In the mold of Bob Lee Swagger, Dirk Pitt and Alex Cross, “Jack Reacher” is right at home among pulp-fiction tough guys Paramount has tried to turn into franchises — this relatively generic attempt based on Lee Child’s bestselling suspenser “One Shot.” Reacher is a brawny action figure whose exploits would have been a good fit for the likes of Arnold Schwarzenegger or Sylvester Stallone back in the day, but feel less fun when delegated to a leading man like Tom Cruise. The star is too charismatic to play someone so cold-blooded, and his fans likely won’t appreciate the stretch.
Best case, a role like Reacher would give Cruise another chance to tap into his single-minded “Collateral” killer, but as written, he comes across as more of a weary boy scout, snuffing much of the energy that makes him so appealing. Whereas the hyperkinetic actor looks best on the run, Reacher is a slow-moving, six-and-a-half-foot enforcer — the kind of guy Cruise should be outwitting, not playing.
Living off the grid, the man’s a “ghost,” an ex-military inspector whose appearance at the scene of any crime usually means someone’s in for a reckoning. As imagined by Child, he’s a deliberately mysterious character, a drifter without a driver’s license or any permanent possessions who walks into a Goodwill store, buys a used leather jacket and donates his old duds on the way out.
Reacher’s bigscreen debut opens with a public shooting, a nasty bit of business depicted “Dirty Harry”-style through the scope of the sniper’s rifle. The marksman fires six shots, killing five, leaving behind clues that quickly lead to the arrest of trigger-happy Army vet James Barr (Joseph Sikora), whom Reacher remembers from the service.
Det. Emerson (David Oyelowo, playing it savvy) nabs the suspect, and the D.A. (Richard Jenkins) is ready to convict. The prosecutor never loses a case, though his legal-eagle daughter Helen (Rosamund Pike) is convinced Dad’s methods have put innocent men on Death Row, so she picks this seemingly impossible opportunity to go head-to-head with him in court by defending Barr. Enter Reacher, ready to send her client straight to hell, when Helen convinces him to assist her in the suspect’s defense.
In a different kind of Cruise movie, Reacher would take her breath away in a soft-focus sex scene. Here, the star toys with those expectations, appearing shirtless in the lawyer’s hotel room long enough to generate sexual tension, then walking out before she can get the wrong idea.
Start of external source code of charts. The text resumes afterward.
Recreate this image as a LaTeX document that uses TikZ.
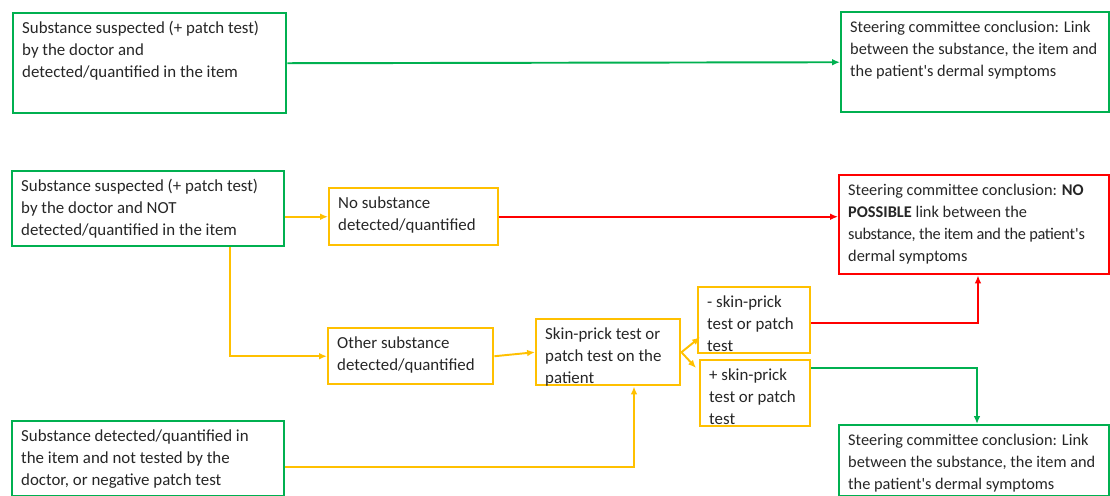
\documentclass[tikz,border=0pt]{standalone}
\usepackage{fontspec}
\setmainfont{Carlito}
\usetikzlibrary{arrows.meta, positioning}

\definecolor{okgreen}{RGB}{0,176,80}
\definecolor{midyellow}{RGB}{255,192,0}
\definecolor{nored}{RGB}{255,0,0}

\newlength{\px}
\setlength{\px}{0.02cm}
\newcommand{\boxtext}[3]{\parbox[c][#2\px][t]{#1\px}{\raggedright\strut #3}}

\begin{document}
\begin{tikzpicture}[x=0.02cm, y=-0.02cm,
  every node/.style={font=\fontsize{9.6}{12.5}\selectfont, text=black!85},
  flowbox/.style={draw=#1, line width=1.4pt, anchor=north west, inner xsep=9\px, inner ysep=5\px},
  endbox/.style={flowbox=#1, font=\fontsize{9.3}{12.5}\selectfont},
  conn/.style={draw=#1, line width=1.1pt, -{Latex[length=4.5pt, width=3.8pt]}}]
  \useasboundingbox (0,0) rectangle (1110,496);

  % Top row (substance suspected and detected)
  \node (suspdet) [flowbox=okgreen] at (12,12) {\boxtext{255}{90}{Substance suspected (+ patch test)\\by the doctor and\\detected/quantified in the item}};
  \node (linktop) [endbox=okgreen] at (840,11) {\boxtext{250}{90}{Steering committee conclusion: Link\\between the substance, the item and\\the patient\textquotesingle s dermal symptoms}};
  \draw[conn=okgreen] (suspdet.east) -- (linktop.west);

  % Middle row (substance suspected and not detected)
  \node (suspnot) [flowbox=okgreen] at (11,170) {\boxtext{254}{65}{Substance suspected (+ patch test)\\by the doctor and NOT\\detected/quantified in the item}};
  \node (nosub) [flowbox=midyellow] at (328,187) {\boxtext{151}{47}{No substance\\detected/quantified}};
  \node (nolink) [endbox=nored] at (838,174) {\boxtext{252}{89}{Steering committee conclusion: \textbf{NO}\\\textbf{POSSIBLE} link between the\\{\addfontfeatures{LetterSpace=-2}substance, the item and the patient\textquotesingle s}\\dermal symptoms}};
  \draw[conn=midyellow] (suspnot.east |- nosub.west) -- (nosub.west);
  \draw[conn=nored] (nosub.east) -- (nosub.east -| nolink.west);

  % Other substance and skin tests
  \node (othersub) [flowbox=midyellow] at (327,327) {\boxtext{147}{46}{Other substance\\detected/quantified}};
  \node (skintest) [flowbox=midyellow] at (535,318) {\boxtext{126}{56}{Skin-prick test or\\patch test on the\\patient}};
  \node (negtest) [flowbox=midyellow] at (697,286) {\boxtext{94}{56}{- skin-prick\\test or patch\\test}};
  \node (postest) [flowbox=midyellow] at (699,359) {\boxtext{92}{56}{+ skin-prick\\test or patch\\test}};
  \node (linkbot) [endbox=okgreen] at (838,424) {\boxtext{252}{61}{Steering committee conclusion: Link\\between the substance, the item and\\the patient\textquotesingle s dermal symptoms}};
  \draw[conn=midyellow] ([xshift=219\px]suspnot.south west) |- (othersub.west);
  \draw[conn=midyellow] (othersub.east) -- (skintest.west);
  \draw[conn=midyellow] (skintest.east) -- ([xshift=3\px, yshift=-17\px]negtest.west);
  \draw[conn=midyellow] (skintest.east) -- ([xshift=-3\px, yshift=-9\px]postest.north west);
  \draw[conn=nored] ([yshift=-3\px]negtest.east) -| ([xshift=140\px]nolink.south west);
  \draw[conn=okgreen] ([yshift=-9\px]postest.north east) -| ([xshift=139\px]linkbot.north west);

  % Bottom row (detected, not tested)
  \node (detnot) [flowbox=okgreen] at (11,420) {\boxtext{254}{65}{Substance detected/quantified in\\the item and not tested by the\\doctor, or negative patch test}};
  \draw[conn=midyellow] ([yshift=-8\px]detnot.east) -| ([xshift=99\px]skintest.south west);
\end{tikzpicture}
\end{document}
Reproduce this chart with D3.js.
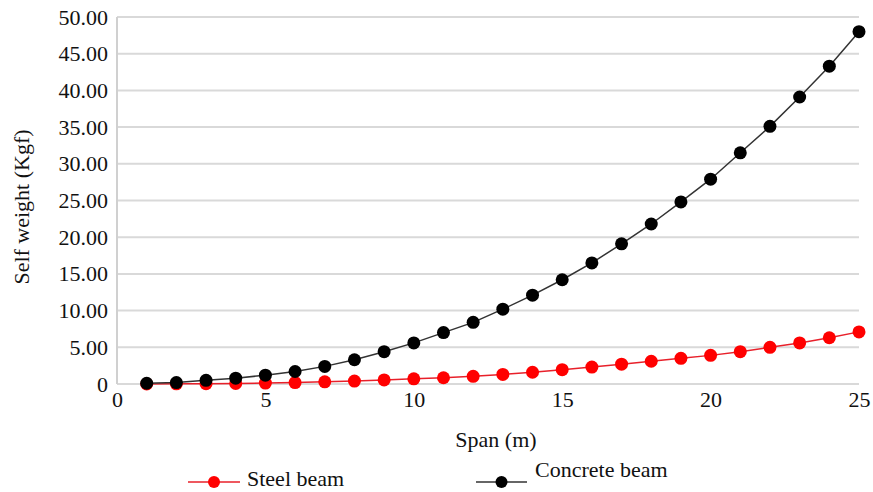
<!DOCTYPE html>
<html>
<head>
<meta charset="utf-8">
<script src="https://cdn.jsdelivr.net/npm/d3@7"></script>
</head>
<body style="margin:0">
<svg id="chart" width="873" height="492" style="display:block;background:#fff"></svg>
<script>
const spans = [1,2,3,4,5,6,7,8,9,10,11,12,13,14,15,16,17,18,19,20,21,22,23,24,25];
const steelBeam = [0.01,0.02,0.04,0.07,0.12,0.2,0.3,0.4,0.55,0.7,0.85,1.05,1.3,1.6,1.95,2.3,2.7,3.1,3.5,3.9,4.4,5.0,5.6,6.3,7.1];
const concreteBeam = [0.1,0.2,0.5,0.8,1.2,1.7,2.4,3.3,4.4,5.6,7.0,8.4,10.2,12.1,14.2,16.5,19.1,21.8,24.8,27.9,31.5,35.1,39.1,43.3,48.0];
const xTicks = [0,5,10,15,20,25];
const yTicks = [0,5,10,15,20,25,30,35,40,45,50];
const seriesNames = ["Steel beam","Concrete beam"];
const seriesColors = ["#ff0000","#000000"];
const lineColors = ["#e8202a","#333333"];

const FONT = "'Liberation Serif', monospace";

const svg = d3.select("#chart");
const x = d3.scaleLinear().domain([0,25]).range([117,859]);
const y = d3.scaleLinear().domain([0,50]).range([384,17]);

function serif(sel) {
  return sel.attr("font-family", FONT).style("font-family", FONT)
    .attr("font-size", 22).style("font-size", "22px").attr("fill", "#111");
}

// gridlines
svg.append("g").selectAll("line").data(yTicks).join("line")
  .attr("x1", x(0)).attr("x2", x(25))
  .attr("y1", d => y(d)).attr("y2", d => y(d))
  .attr("stroke", "#d9d9d9").attr("stroke-width", 2);

// y axis line
svg.append("line").attr("x1", x(0)).attr("x2", x(0)).attr("y1", y(50)).attr("y2", y(0))
  .attr("stroke", "#d0d0d0").attr("stroke-width", 2);

// y tick labels
const yAxis = d3.axisLeft(y).tickValues(yTicks).tickSize(0).tickPadding(9)
  .tickFormat(d => d === 0 ? "0" : d3.format(".2f")(d));
const gy = svg.append("g").attr("transform", `translate(${x(0)},0)`).call(yAxis);
gy.select(".domain").remove();
serif(gy);
serif(gy.selectAll("text"));

// x tick labels
const xAxis = d3.axisBottom(x).tickValues(xTicks).tickSize(0).tickPadding(7).tickFormat(d3.format("d"));
const gx = svg.append("g").attr("transform", `translate(0,${y(0)})`).call(xAxis);
gx.select(".domain").remove();
serif(gx);
serif(gx.selectAll("text"));

// titles
serif(svg.append("text").attr("x", 496).attr("y", 447).attr("text-anchor", "middle")).text("Span (m)");
serif(svg.append("text").attr("transform", "translate(29,207) rotate(-90)").attr("text-anchor", "middle")).text("Self weight (Kgf)");

// series
const data = [steelBeam, concreteBeam];
const line = d3.line().x((d,i) => x(spans[i])).y(d => y(d));
data.forEach((vals, k) => {
  svg.append("path").datum(vals).attr("d", line).attr("fill", "none")
    .attr("stroke", lineColors[k]).attr("stroke-width", 1.5);
  svg.append("g").selectAll("circle").data(vals).join("circle")
    .attr("cx", (d,i) => x(spans[i])).attr("cy", d => y(d)).attr("r", 6.5)
    .attr("fill", seriesColors[k]);
});

// legend
const legend = [
  {x1: 188, x2: 240, cy: 482, tx: 247, ty: 486},
  {x1: 476, x2: 527, cy: 482, tx: 535, ty: 477}
];
legend.forEach((L, k) => {
  svg.append("line").attr("x1", L.x1).attr("x2", L.x2).attr("y1", L.cy).attr("y2", L.cy)
    .attr("stroke", lineColors[k]).attr("stroke-width", 1.5);
  svg.append("circle").attr("cx", (L.x1 + L.x2)/2).attr("cy", L.cy).attr("r", 6)
    .attr("fill", seriesColors[k]);
  serif(svg.append("text").attr("x", L.tx).attr("y", L.ty)).text(seriesNames[k]);
});
</script>
</body>
</html>
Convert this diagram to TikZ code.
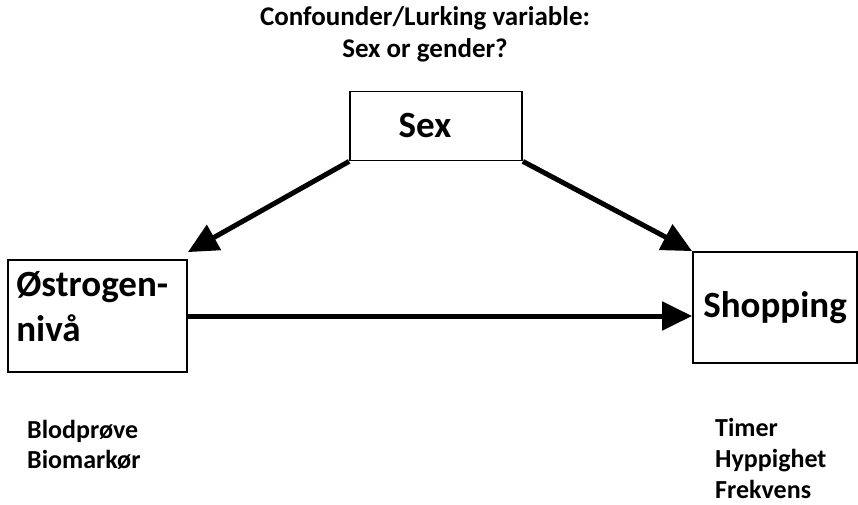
\documentclass[tikz,border=0pt]{standalone}
\usepackage{fontspec}
\setmainfont{Carlito}
\usepackage{tikz}
\usetikzlibrary{positioning,arrows.meta}
\tikzset{
  flow/.style={-{Triangle[length=30pt,width=28pt]}, line width=5pt, color=black},
  big/.style={font=\fontsize{37}{45}\selectfont\bfseries},
  var/.style={draw, line width=1.8pt, inner sep=8pt, big},
  lab/.style={font=\fontsize{26}{#1}\selectfont\bfseries, align=left, anchor=north west, inner sep=0pt},
  lab/.default=30,
}
\begin{document}
\begin{tikzpicture}[x=1pt,y=-1pt]
  \useasboundingbox (0,0) rectangle (858,505);
  \node[font=\fontsize{27}{32}\selectfont\bfseries, align=center] (title) at (425,34)
    {Confounder/Lurking variable:\\Sex or gender?};
  \node[var, minimum width=172pt, minimum height=69pt] (sex) at (436,126) {\hspace*{-22pt}Sex};
  \node[var, minimum width=179pt, minimum height=112pt] (ostrogen) at (97.5,316) {};
  \node[big, align=left, anchor=north west, inner sep=0pt] (ostrotxt)
    at ([xshift=9pt,yshift=-12pt]ostrogen.north west) {Østrogen-\\nivå};
  \node[var, minimum width=164pt, minimum height=111pt] (shopping) at (775,307.5) {Shopping};
  \draw[flow] (sex.south west) -- ([yshift=7pt]ostrogen.north east);
  \draw[flow] (sex.south east) -- (shopping.north west);
  \draw[flow] (ostrogen.east) -- (ostrogen.east -| shopping.west);
  \node[lab] (blod) at (27,420) {Blodprøve\\Biomarkør};
  \node[lab=31] (timer) at (715,418) {Timer\\Hyppighet\\Frekvens};
\end{tikzpicture}
\end{document}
The only pleasure this man takes is in punishing bad guys, and behind this particular scheme lurks a wonderfully evil Werner Herzog, whose rare acting role more than justifies the price of admission for fans of the heavily accented director.
That’s hardly the demo Paramount is aiming for, however. Writer-director Christopher McQuarrie’s challenge ultimately centers on finding ways to distinguish his mostly derivative script, based on the kind of guilty-pleasure read one buys at the airport and leaves on the seat. The setup may be clunky and the character a cliche, but the film looks terrific (courtesy of d.p. Caleb Deschanel), and somewhat redeems its silliness through action, featuring several satisfying hand-to-hand altercations, a tense car chase and a well-staged climactic shootout in a gravel quarry.
Seeing as how Child’s Reacher novels are composed mostly of terse sentences, three to five words apiece, McQuarrie follows suit with his adaptation, delivering dialogue and story in sharp little jabs. Every so often, McQuarrie’s soundbite script gives Cruise a line he can really relish, as when Reacher tells the real sniper, “You killed that girl to put me in a frame, and I mean to beat you to death and drink your blood from a boot.”
That’s the kind of movie “Jack Reacher” aspires to be, but within the confines of its PG-13 rating, such ruthlessness doesn’t fly. “You think I’m a hero,” Cruise hisses, as if to suggest otherwise, and then the character proceeds to behave like one, risking his life — with the help of a welcome old acquaintance (Robert Duvall) — to try to rescue the kidnapped Helen from an obvious trap.
Considering Reacher’s ambivalence toward romance, this unofficial “Days of Thunder” reunion brings a welcome chemistry to the last act. With an assist from second unit director Paul Jennings, the pic goes out with a bang, sending Reacher into a treacherous shooting match between two expert marksmen, armed with only a knife. It’s not a persona Cruise fans are likely to see again, so for auds eager to see the star in badass mode, this may be their one shot.